### TASK OBJECTIVE
Leave out the pictures, and retype only the lines from the beginning of the material through the line that contains "Legend, Label, CartesianGrid", including both.

### DATASET CONTENT
============================================================
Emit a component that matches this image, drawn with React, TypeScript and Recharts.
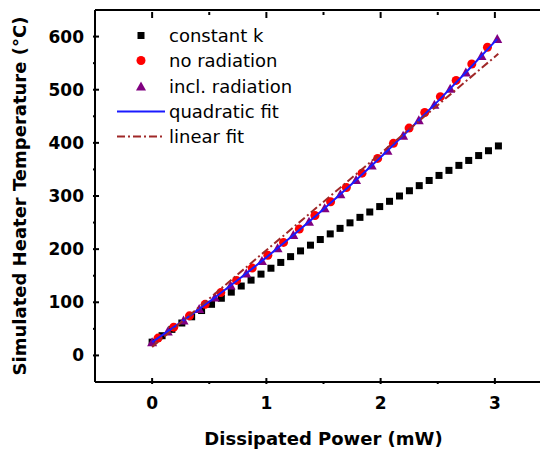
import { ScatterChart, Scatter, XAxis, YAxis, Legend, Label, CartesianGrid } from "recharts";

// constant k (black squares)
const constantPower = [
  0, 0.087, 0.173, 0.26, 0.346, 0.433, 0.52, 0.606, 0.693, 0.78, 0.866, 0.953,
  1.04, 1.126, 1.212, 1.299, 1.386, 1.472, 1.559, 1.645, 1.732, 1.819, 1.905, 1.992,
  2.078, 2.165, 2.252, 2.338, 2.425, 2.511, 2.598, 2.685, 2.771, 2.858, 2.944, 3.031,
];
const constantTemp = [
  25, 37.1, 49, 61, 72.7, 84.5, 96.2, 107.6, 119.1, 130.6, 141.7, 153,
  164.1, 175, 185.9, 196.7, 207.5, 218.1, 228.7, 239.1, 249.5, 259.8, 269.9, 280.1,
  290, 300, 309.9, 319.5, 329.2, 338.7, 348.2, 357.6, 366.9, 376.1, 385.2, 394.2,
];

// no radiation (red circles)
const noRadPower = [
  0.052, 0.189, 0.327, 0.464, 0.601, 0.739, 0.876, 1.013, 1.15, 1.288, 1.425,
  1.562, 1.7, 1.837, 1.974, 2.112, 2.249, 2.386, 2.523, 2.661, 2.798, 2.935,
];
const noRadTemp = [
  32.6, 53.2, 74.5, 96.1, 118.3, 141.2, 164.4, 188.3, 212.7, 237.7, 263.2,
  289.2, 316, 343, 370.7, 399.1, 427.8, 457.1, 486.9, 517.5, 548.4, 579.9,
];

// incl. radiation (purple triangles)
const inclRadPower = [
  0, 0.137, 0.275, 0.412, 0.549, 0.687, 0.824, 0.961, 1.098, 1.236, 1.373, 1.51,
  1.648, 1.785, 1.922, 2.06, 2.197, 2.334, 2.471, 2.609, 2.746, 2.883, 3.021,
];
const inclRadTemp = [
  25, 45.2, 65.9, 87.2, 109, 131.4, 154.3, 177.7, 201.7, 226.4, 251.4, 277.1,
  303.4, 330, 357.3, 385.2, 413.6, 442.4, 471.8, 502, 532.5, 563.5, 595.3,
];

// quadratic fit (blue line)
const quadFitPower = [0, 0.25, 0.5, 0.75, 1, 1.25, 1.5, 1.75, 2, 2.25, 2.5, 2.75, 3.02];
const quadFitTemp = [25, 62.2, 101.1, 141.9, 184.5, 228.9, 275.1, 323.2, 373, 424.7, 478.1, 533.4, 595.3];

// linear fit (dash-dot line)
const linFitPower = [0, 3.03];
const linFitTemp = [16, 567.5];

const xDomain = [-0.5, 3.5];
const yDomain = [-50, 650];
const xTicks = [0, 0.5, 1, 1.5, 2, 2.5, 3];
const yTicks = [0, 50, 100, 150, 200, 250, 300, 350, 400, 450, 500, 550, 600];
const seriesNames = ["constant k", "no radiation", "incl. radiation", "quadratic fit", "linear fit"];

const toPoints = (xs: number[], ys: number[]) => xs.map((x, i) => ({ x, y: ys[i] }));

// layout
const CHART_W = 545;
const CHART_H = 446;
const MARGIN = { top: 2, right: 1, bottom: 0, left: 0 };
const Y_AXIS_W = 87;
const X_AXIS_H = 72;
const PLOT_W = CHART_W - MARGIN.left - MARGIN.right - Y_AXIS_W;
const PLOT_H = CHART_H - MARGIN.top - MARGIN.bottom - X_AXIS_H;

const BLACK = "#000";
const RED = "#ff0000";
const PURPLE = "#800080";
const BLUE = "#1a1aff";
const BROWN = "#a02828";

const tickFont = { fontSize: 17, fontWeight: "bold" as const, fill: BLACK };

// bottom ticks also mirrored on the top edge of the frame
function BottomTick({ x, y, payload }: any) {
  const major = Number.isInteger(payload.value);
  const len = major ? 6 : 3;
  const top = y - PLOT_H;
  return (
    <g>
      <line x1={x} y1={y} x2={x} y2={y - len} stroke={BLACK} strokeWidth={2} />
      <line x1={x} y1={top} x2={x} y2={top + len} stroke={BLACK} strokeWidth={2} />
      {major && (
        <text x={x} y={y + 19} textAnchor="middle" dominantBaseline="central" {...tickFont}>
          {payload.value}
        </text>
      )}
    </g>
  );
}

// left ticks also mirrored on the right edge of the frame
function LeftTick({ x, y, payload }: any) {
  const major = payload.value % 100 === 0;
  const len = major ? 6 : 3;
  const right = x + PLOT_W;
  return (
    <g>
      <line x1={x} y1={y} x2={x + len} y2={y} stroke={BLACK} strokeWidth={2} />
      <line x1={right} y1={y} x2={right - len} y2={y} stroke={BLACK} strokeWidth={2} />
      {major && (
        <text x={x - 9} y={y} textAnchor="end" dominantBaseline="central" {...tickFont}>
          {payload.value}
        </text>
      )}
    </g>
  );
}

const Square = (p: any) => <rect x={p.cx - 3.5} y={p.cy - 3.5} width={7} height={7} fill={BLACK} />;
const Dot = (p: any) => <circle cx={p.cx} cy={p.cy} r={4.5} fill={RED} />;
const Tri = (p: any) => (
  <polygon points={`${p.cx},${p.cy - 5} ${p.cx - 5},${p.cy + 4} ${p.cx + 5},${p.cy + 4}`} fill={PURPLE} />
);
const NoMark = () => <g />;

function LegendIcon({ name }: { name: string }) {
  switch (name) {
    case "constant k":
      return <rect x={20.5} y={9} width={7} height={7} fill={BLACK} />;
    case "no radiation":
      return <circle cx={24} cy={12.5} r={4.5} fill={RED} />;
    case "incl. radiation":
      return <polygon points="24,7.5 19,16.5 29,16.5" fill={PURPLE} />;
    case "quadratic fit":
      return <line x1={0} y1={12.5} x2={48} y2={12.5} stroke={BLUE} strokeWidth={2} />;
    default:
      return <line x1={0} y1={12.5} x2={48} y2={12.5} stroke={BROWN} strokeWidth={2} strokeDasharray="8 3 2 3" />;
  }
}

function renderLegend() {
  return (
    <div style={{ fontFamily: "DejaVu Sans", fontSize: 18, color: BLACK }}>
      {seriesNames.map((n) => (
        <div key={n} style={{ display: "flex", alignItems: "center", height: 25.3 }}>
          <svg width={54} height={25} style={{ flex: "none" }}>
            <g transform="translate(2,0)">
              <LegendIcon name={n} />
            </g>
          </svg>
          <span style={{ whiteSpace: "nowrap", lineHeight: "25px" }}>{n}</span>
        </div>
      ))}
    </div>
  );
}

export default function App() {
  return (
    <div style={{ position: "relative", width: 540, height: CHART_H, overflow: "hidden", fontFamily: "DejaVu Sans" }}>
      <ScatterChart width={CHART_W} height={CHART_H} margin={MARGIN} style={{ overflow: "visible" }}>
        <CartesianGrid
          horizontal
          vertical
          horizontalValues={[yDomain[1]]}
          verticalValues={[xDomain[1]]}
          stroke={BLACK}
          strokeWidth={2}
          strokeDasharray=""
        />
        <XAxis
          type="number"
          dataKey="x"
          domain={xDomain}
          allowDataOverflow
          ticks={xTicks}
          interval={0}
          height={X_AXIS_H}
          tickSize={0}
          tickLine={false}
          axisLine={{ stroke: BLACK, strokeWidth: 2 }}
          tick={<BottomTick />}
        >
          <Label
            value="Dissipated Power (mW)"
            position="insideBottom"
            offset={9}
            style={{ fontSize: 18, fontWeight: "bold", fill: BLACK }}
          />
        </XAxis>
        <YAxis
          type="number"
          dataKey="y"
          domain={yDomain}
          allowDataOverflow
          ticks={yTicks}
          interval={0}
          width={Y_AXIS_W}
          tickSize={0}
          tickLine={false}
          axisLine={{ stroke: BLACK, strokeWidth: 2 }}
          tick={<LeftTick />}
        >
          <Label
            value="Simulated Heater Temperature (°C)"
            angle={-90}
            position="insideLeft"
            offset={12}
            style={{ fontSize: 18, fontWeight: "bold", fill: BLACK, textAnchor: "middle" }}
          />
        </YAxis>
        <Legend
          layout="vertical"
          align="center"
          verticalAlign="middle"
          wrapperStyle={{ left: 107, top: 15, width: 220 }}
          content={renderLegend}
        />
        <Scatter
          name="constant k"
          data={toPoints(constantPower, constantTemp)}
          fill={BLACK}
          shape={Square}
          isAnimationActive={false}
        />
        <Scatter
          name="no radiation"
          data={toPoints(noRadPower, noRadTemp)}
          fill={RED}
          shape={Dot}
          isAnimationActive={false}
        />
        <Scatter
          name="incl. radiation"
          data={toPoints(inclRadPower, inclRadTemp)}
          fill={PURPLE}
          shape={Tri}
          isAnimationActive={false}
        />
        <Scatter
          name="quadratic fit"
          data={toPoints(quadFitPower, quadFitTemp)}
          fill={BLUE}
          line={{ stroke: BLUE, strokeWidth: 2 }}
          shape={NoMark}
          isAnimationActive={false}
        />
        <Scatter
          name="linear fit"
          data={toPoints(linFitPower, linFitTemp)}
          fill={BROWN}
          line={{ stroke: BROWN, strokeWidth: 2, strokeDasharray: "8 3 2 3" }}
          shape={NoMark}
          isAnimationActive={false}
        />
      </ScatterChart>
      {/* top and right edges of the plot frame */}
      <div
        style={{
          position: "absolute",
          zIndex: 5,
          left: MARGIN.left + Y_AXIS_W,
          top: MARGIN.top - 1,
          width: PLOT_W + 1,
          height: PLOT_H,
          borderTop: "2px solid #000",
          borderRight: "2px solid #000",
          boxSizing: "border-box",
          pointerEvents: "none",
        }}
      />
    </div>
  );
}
============================================================
### TASK ANSWER
Emit a component that matches this image, drawn with React, TypeScript and Recharts.
import { ScatterChart, Scatter, XAxis, YAxis, Legend, Label, CartesianGrid } from "recharts";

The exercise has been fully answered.